What the exercise asks: In the records below, find each line containing the word "that" and copy it.

☆ ☆ ☆ ☆

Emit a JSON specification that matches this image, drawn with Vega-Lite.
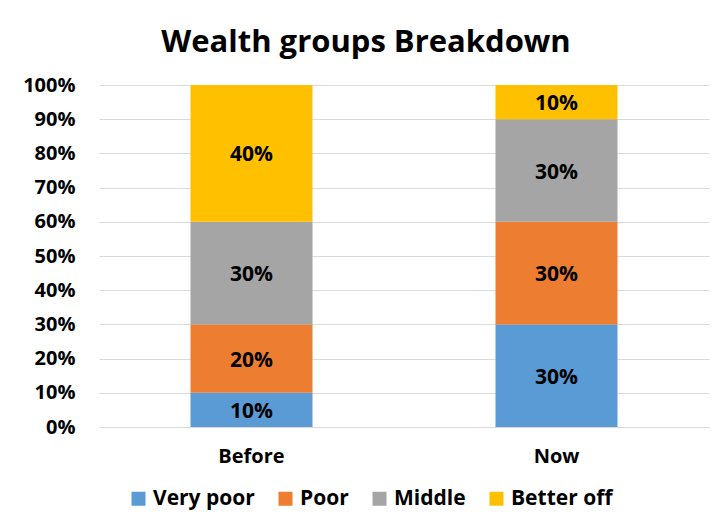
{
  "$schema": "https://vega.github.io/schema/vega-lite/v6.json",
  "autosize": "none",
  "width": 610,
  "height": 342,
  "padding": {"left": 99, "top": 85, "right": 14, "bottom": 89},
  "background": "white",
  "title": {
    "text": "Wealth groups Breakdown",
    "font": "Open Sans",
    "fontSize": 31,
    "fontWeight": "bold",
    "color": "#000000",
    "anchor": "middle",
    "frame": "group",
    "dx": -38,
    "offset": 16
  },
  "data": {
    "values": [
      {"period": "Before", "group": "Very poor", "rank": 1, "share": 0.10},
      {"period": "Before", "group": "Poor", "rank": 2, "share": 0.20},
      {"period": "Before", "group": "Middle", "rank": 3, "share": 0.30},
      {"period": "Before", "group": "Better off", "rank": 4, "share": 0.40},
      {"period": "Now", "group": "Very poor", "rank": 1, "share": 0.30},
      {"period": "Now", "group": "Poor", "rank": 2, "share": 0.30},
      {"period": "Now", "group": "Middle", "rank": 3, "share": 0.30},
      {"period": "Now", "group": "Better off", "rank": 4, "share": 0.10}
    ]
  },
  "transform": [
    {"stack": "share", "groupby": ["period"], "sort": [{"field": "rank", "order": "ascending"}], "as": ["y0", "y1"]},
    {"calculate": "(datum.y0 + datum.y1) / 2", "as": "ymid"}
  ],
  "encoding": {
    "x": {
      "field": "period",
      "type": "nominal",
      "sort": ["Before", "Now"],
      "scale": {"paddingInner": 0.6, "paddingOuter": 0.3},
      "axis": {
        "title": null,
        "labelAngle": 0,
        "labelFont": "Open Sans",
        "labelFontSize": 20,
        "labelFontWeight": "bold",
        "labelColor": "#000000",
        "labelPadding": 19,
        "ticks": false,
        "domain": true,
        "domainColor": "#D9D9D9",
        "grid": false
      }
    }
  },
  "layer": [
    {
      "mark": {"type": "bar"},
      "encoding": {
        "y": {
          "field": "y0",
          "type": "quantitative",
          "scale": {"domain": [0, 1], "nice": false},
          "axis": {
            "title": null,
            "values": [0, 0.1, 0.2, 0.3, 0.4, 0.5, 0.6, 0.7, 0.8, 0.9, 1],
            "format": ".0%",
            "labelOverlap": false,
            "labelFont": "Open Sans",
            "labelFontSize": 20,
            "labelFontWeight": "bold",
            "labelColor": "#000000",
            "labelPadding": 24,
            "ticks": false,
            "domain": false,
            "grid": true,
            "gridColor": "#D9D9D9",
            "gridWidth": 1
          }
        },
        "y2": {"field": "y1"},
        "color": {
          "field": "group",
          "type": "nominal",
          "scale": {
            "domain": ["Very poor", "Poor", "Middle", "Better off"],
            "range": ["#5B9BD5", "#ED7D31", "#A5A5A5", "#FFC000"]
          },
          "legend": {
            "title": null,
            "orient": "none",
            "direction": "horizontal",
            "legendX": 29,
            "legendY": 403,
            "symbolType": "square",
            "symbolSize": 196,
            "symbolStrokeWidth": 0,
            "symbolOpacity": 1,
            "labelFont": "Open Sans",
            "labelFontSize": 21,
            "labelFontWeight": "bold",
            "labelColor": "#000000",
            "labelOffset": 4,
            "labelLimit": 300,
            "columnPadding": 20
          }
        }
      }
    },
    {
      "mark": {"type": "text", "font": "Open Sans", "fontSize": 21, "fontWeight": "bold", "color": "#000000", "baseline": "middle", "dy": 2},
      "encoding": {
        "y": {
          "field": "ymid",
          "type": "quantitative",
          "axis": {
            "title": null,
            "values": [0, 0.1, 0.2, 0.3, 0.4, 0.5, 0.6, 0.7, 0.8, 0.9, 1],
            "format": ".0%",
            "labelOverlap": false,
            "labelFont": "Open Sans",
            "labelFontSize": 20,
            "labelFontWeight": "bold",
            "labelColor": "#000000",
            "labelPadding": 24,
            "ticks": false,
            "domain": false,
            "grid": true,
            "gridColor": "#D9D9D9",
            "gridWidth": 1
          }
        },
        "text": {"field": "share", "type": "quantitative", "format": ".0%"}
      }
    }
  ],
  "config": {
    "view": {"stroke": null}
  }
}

☆ ☆ ☆ ☆

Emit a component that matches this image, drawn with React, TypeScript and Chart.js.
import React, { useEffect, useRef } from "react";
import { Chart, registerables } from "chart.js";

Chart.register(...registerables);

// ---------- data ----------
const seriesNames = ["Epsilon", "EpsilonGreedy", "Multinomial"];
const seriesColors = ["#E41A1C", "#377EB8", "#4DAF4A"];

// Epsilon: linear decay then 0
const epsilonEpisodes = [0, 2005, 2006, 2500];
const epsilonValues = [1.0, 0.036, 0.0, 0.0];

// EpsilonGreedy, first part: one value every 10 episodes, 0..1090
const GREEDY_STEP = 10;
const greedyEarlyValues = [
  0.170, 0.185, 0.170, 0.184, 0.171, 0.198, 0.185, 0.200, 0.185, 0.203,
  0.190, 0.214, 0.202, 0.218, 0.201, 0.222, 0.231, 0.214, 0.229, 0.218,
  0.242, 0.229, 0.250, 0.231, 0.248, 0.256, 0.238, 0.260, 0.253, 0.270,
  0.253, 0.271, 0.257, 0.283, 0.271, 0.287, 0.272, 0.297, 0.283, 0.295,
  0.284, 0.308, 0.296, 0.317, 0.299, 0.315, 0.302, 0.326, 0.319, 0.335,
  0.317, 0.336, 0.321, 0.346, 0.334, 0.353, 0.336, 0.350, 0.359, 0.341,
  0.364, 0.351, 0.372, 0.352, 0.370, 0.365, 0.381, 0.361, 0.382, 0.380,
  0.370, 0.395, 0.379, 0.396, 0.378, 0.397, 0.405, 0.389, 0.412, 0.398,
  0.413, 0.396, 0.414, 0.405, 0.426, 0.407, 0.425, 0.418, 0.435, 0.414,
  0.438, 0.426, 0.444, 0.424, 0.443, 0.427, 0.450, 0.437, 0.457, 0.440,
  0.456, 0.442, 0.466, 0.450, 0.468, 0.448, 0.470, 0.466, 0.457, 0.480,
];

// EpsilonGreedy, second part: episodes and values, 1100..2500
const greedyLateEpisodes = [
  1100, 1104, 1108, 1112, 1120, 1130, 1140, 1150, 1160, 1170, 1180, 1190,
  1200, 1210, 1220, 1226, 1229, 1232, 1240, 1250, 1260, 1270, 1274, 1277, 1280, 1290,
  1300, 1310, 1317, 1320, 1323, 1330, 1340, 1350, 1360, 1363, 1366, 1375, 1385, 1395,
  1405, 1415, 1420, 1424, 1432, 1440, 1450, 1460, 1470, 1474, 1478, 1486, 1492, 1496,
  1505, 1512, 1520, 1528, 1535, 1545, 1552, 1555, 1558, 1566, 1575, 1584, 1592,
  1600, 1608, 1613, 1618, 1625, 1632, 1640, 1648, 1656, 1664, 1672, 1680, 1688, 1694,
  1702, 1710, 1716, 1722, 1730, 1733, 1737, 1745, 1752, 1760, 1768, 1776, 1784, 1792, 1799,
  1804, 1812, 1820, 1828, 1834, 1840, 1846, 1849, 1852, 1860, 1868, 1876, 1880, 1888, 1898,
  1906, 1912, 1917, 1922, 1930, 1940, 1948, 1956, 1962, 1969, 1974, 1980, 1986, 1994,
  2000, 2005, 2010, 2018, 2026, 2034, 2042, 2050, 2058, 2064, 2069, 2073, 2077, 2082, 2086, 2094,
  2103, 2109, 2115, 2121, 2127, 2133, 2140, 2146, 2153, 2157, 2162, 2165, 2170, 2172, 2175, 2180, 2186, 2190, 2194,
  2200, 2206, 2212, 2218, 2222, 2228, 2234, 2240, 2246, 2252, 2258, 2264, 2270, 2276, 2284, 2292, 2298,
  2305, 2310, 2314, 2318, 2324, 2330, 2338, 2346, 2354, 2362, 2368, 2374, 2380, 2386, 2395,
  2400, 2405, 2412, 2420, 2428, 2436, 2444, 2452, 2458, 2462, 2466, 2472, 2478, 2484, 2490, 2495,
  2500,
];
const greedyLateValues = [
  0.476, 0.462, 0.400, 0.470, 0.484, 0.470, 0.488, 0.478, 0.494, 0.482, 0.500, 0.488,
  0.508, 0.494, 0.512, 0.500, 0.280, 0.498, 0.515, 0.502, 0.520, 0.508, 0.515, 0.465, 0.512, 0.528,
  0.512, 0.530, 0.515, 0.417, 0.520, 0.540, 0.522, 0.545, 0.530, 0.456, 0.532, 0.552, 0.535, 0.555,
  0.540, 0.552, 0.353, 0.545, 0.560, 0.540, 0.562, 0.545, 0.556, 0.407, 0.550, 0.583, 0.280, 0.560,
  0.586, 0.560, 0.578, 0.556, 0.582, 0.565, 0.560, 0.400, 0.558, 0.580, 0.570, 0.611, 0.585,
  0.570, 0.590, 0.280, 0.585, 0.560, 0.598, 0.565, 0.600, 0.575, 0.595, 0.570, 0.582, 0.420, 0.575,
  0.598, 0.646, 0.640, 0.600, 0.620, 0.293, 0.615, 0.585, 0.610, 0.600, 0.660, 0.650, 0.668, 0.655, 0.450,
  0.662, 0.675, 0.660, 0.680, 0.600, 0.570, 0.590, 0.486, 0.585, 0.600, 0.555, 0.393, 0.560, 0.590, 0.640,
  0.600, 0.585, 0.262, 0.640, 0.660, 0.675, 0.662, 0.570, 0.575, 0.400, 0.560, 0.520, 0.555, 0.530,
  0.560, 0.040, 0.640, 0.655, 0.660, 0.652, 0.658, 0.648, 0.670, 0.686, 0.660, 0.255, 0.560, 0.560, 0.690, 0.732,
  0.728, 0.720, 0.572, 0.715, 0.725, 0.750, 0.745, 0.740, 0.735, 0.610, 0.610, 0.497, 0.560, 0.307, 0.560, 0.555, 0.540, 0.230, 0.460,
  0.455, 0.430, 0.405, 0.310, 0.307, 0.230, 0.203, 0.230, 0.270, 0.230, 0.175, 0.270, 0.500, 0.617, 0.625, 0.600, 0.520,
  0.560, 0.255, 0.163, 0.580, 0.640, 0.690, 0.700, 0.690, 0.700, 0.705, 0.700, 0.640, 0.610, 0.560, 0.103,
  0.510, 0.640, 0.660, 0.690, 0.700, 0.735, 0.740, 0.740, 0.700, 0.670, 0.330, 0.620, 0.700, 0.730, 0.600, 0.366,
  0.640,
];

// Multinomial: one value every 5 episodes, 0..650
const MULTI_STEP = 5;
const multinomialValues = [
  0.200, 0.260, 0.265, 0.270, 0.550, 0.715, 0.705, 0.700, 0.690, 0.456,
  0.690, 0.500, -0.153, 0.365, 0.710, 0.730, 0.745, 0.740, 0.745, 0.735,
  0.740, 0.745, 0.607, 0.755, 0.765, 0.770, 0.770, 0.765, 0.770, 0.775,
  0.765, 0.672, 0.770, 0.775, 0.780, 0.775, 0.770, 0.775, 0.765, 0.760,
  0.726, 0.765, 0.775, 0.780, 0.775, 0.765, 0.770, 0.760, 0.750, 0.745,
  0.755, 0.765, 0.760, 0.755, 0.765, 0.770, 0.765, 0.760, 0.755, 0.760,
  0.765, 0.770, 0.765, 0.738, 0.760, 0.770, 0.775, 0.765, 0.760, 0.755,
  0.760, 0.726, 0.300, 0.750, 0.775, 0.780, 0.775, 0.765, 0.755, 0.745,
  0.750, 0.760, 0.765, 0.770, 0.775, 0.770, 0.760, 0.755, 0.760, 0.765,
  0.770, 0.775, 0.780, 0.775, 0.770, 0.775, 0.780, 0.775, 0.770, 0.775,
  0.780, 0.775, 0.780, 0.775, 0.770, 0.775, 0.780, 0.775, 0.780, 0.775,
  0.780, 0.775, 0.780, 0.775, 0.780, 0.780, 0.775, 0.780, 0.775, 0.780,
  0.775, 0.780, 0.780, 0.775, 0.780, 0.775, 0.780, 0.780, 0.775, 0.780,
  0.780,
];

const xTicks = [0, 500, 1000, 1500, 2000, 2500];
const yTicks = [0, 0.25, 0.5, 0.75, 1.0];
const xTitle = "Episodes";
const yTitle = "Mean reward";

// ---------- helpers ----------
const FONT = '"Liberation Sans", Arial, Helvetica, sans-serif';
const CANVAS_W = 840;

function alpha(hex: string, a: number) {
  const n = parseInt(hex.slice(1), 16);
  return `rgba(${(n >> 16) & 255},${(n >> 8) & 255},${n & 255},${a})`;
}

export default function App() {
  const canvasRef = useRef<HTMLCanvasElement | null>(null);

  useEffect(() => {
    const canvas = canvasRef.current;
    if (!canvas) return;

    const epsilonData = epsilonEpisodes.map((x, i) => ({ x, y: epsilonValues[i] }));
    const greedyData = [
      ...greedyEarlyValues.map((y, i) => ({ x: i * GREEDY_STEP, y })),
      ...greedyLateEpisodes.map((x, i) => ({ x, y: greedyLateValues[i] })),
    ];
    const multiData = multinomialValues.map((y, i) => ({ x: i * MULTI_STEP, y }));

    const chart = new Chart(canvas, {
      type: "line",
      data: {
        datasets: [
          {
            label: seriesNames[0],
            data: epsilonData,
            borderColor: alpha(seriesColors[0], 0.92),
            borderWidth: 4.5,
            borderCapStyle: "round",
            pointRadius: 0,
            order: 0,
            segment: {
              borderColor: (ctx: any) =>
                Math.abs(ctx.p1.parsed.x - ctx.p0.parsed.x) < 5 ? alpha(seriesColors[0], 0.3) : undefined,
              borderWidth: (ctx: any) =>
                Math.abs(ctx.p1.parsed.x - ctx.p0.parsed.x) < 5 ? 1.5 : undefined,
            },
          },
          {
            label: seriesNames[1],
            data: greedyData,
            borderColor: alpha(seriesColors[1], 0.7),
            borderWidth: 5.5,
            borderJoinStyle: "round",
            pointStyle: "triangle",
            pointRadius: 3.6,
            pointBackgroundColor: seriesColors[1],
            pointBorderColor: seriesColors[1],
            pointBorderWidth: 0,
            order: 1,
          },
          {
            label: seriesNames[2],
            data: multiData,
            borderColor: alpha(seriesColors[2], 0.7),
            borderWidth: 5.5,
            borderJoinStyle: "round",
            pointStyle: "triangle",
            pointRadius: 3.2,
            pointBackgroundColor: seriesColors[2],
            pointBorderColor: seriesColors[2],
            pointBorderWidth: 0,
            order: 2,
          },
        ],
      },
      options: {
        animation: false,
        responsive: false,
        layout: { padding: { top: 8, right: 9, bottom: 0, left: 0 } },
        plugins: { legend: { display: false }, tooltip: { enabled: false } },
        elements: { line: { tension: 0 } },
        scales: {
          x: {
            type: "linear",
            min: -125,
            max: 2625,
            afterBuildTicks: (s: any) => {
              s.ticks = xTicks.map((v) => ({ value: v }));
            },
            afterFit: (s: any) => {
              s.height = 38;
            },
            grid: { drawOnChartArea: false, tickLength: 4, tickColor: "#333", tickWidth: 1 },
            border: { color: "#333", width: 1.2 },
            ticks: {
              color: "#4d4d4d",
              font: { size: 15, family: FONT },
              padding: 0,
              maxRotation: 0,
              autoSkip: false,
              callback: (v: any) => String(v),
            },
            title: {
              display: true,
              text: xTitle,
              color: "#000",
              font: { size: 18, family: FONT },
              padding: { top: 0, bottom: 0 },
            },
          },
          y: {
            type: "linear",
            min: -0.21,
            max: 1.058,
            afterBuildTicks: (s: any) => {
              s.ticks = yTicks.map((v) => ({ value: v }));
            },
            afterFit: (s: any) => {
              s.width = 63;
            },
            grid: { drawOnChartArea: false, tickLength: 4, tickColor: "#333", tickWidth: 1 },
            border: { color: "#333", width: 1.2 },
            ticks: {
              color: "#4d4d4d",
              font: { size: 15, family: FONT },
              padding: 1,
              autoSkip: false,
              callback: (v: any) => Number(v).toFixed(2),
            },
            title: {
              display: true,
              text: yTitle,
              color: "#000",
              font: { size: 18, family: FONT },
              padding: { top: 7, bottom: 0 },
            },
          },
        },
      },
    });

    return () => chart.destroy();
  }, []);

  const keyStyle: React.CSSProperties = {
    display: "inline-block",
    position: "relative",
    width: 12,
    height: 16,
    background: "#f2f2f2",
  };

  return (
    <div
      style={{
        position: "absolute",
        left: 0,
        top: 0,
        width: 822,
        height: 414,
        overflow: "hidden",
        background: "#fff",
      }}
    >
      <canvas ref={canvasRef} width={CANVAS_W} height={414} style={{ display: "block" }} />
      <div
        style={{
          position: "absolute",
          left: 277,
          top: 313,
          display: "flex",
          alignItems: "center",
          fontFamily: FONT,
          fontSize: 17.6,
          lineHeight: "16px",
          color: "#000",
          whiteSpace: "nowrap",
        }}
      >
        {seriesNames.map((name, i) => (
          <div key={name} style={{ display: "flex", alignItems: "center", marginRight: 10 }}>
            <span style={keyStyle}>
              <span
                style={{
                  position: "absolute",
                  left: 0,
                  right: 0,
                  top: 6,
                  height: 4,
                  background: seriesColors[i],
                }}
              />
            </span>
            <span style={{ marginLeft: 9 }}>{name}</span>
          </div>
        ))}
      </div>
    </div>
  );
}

☆ ☆ ☆ ☆

Exercise answer:
Emit a JSON specification that matches this image, drawn with Vega-Lite.
Emit a component that matches this image, drawn with React, TypeScript and Chart.js.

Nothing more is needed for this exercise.